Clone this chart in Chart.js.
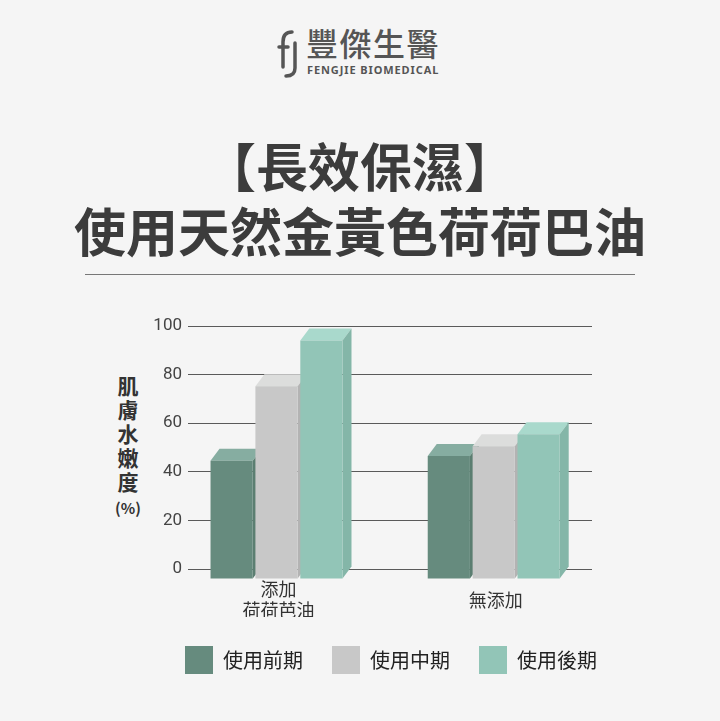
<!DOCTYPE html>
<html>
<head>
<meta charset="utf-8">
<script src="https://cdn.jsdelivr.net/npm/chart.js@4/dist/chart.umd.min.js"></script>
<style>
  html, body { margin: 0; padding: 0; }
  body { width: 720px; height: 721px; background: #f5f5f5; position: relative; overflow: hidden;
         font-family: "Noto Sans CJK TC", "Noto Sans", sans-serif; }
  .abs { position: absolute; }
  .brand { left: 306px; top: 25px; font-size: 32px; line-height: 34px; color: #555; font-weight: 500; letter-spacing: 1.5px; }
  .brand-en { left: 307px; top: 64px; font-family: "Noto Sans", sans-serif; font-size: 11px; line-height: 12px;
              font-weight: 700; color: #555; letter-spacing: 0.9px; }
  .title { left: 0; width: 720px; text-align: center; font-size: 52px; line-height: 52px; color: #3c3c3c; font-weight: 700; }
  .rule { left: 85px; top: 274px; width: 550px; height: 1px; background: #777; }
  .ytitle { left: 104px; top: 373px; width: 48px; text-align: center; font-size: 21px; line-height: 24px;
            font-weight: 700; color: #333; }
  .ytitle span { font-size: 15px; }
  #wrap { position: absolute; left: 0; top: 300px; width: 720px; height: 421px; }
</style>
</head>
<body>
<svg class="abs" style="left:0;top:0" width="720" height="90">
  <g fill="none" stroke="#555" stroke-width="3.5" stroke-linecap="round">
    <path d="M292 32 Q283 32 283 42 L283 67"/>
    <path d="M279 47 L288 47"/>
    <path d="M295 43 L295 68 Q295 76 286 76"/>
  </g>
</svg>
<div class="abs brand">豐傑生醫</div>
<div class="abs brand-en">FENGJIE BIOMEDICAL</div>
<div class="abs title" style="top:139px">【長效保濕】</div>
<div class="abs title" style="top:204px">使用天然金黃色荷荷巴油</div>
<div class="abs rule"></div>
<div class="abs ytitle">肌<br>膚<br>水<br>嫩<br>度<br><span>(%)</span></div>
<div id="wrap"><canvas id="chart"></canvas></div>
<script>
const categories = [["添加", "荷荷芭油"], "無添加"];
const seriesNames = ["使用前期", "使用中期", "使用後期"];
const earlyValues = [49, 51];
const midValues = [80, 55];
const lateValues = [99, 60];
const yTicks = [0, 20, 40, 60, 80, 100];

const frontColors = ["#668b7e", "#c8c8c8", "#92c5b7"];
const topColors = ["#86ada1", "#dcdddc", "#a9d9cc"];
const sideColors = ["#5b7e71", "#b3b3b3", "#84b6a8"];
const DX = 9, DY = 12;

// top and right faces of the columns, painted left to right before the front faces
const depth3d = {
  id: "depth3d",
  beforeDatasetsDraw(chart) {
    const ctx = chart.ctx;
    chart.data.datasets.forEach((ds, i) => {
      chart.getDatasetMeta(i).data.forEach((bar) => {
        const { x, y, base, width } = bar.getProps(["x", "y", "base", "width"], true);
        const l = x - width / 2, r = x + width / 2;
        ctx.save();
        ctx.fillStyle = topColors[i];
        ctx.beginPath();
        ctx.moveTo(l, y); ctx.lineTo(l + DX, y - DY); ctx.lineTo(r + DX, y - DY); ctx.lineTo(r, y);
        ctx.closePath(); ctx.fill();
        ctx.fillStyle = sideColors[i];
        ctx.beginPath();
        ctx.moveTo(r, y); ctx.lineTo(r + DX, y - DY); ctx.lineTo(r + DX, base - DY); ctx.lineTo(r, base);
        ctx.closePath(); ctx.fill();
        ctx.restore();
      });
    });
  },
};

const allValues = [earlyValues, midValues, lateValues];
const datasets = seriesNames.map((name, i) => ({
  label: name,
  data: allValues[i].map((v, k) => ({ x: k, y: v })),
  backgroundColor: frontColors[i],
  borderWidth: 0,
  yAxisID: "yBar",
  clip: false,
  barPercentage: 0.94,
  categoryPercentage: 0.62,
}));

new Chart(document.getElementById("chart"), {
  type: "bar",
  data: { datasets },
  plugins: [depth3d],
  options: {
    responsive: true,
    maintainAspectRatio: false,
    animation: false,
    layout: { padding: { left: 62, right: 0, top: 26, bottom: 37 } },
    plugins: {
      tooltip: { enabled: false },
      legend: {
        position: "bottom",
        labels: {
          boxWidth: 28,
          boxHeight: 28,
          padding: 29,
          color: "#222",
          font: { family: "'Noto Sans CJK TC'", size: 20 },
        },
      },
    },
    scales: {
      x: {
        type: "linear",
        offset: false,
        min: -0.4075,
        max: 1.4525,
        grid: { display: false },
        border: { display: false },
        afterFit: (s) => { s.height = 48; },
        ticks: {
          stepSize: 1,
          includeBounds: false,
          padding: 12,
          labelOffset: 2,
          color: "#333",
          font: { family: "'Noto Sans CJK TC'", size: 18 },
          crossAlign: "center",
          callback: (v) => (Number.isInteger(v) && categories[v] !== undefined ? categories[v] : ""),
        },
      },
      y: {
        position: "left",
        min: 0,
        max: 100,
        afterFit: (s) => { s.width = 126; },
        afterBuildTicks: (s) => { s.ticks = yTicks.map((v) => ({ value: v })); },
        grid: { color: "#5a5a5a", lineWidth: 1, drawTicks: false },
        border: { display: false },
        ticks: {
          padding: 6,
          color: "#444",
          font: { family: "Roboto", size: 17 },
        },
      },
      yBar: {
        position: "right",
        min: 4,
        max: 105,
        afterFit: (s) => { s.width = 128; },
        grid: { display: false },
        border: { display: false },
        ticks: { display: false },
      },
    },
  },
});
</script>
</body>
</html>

......

* [AIM] Do not copy the pictures, but repeat every line exactly.

* [TASK OUTPUT]
Clone this chart in Chart.js.
<!DOCTYPE html>
<html>
<head>
<meta charset="utf-8">
<script src="https://cdn.jsdelivr.net/npm/chart.js@4/dist/chart.umd.min.js"></script>
<style>
  html, body { margin: 0; padding: 0; }
  body { width: 720px; height: 721px; background: #f5f5f5; position: relative; overflow: hidden;
         font-family: "Noto Sans CJK TC", "Noto Sans", sans-serif; }
  .abs { position: absolute; }
  .brand { left: 306px; top: 25px; font-size: 32px; line-height: 34px; color: #555; font-weight: 500; letter-spacing: 1.5px; }
  .brand-en { left: 307px; top: 64px; font-family: "Noto Sans", sans-serif; font-size: 11px; line-height: 12px;
              font-weight: 700; color: #555; letter-spacing: 0.9px; }
  .title { left: 0; width: 720px; text-align: center; font-size: 52px; line-height: 52px; color: #3c3c3c; font-weight: 700; }
  .rule { left: 85px; top: 274px; width: 550px; height: 1px; background: #777; }
  .ytitle { left: 104px; top: 373px; width: 48px; text-align: center; font-size: 21px; line-height: 24px;
            font-weight: 700; color: #333; }
  .ytitle span { font-size: 15px; }
  #wrap { position: absolute; left: 0; top: 300px; width: 720px; height: 421px; }
</style>
</head>
<body>
<svg class="abs" style="left:0;top:0" width="720" height="90">
  <g fill="none" stroke="#555" stroke-width="3.5" stroke-linecap="round">
    <path d="M292 32 Q283 32 283 42 L283 67"/>
    <path d="M279 47 L288 47"/>
    <path d="M295 43 L295 68 Q295 76 286 76"/>
  </g>
</svg>
<div class="abs brand">豐傑生醫</div>
<div class="abs brand-en">FENGJIE BIOMEDICAL</div>
<div class="abs title" style="top:139px">【長效保濕】</div>
<div class="abs title" style="top:204px">使用天然金黃色荷荷巴油</div>
<div class="abs rule"></div>
<div class="abs ytitle">肌<br>膚<br>水<br>嫩<br>度<br><span>(%)</span></div>
<div id="wrap"><canvas id="chart"></canvas></div>
<script>
const categories = [["添加", "荷荷芭油"], "無添加"];
const seriesNames = ["使用前期", "使用中期", "使用後期"];
const earlyValues = [49, 51];
const midValues = [80, 55];
const lateValues = [99, 60];
const yTicks = [0, 20, 40, 60, 80, 100];

const frontColors = ["#668b7e", "#c8c8c8", "#92c5b7"];
const topColors = ["#86ada1", "#dcdddc", "#a9d9cc"];
const sideColors = ["#5b7e71", "#b3b3b3", "#84b6a8"];
const DX = 9, DY = 12;

// top and right faces of the columns, painted left to right before the front faces
const depth3d = {
  id: "depth3d",
  beforeDatasetsDraw(chart) {
    const ctx = chart.ctx;
    chart.data.datasets.forEach((ds, i) => {
      chart.getDatasetMeta(i).data.forEach((bar) => {
        const { x, y, base, width } = bar.getProps(["x", "y", "base", "width"], true);
        const l = x - width / 2, r = x + width / 2;
        ctx.save();
        ctx.fillStyle = topColors[i];
        ctx.beginPath();
        ctx.moveTo(l, y); ctx.lineTo(l + DX, y - DY); ctx.lineTo(r + DX, y - DY); ctx.lineTo(r, y);
        ctx.closePath(); ctx.fill();
        ctx.fillStyle = sideColors[i];
        ctx.beginPath();
        ctx.moveTo(r, y); ctx.lineTo(r + DX, y - DY); ctx.lineTo(r + DX, base - DY); ctx.lineTo(r, base);
        ctx.closePath(); ctx.fill();
        ctx.restore();
      });
    });
  },
};

const allValues = [earlyValues, midValues, lateValues];
const datasets = seriesNames.map((name, i) => ({
  label: name,
  data: allValues[i].map((v, k) => ({ x: k, y: v })),
  backgroundColor: frontColors[i],
  borderWidth: 0,
  yAxisID: "yBar",
  clip: false,
  barPercentage: 0.94,
  categoryPercentage: 0.62,
}));

new Chart(document.getElementById("chart"), {
  type: "bar",
  data: { datasets },
  plugins: [depth3d],
  options: {
    responsive: true,
    maintainAspectRatio: false,
    animation: false,
    layout: { padding: { left: 62, right: 0, top: 26, bottom: 37 } },
    plugins: {
      tooltip: { enabled: false },
      legend: {
        position: "bottom",
        labels: {
          boxWidth: 28,
          boxHeight: 28,
          padding: 29,
          color: "#222",
          font: { family: "'Noto Sans CJK TC'", size: 20 },
        },
      },
    },
    scales: {
      x: {
        type: "linear",
        offset: false,
        min: -0.4075,
        max: 1.4525,
        grid: { display: false },
        border: { display: false },
        afterFit: (s) => { s.height = 48; },
        ticks: {
          stepSize: 1,
          includeBounds: false,
          padding: 12,
          labelOffset: 2,
          color: "#333",
          font: { family: "'Noto Sans CJK TC'", size: 18 },
          crossAlign: "center",
          callback: (v) => (Number.isInteger(v) && categories[v] !== undefined ? categories[v] : ""),
        },
      },
      y: {
        position: "left",
        min: 0,
        max: 100,
        afterFit: (s) => { s.width = 126; },
        afterBuildTicks: (s) => { s.ticks = yTicks.map((v) => ({ value: v })); },
        grid: { color: "#5a5a5a", lineWidth: 1, drawTicks: false },
        border: { display: false },
        ticks: {
          padding: 6,
          color: "#444",
          font: { family: "Roboto", size: 17 },
        },
      },
      yBar: {
        position: "right",
        min: 4,
        max: 105,
        afterFit: (s) => { s.width = 128; },
        grid: { display: false },
        border: { display: false },
        ticks: { display: false },
      },
    },
  },
});
</script>
</body>
</html>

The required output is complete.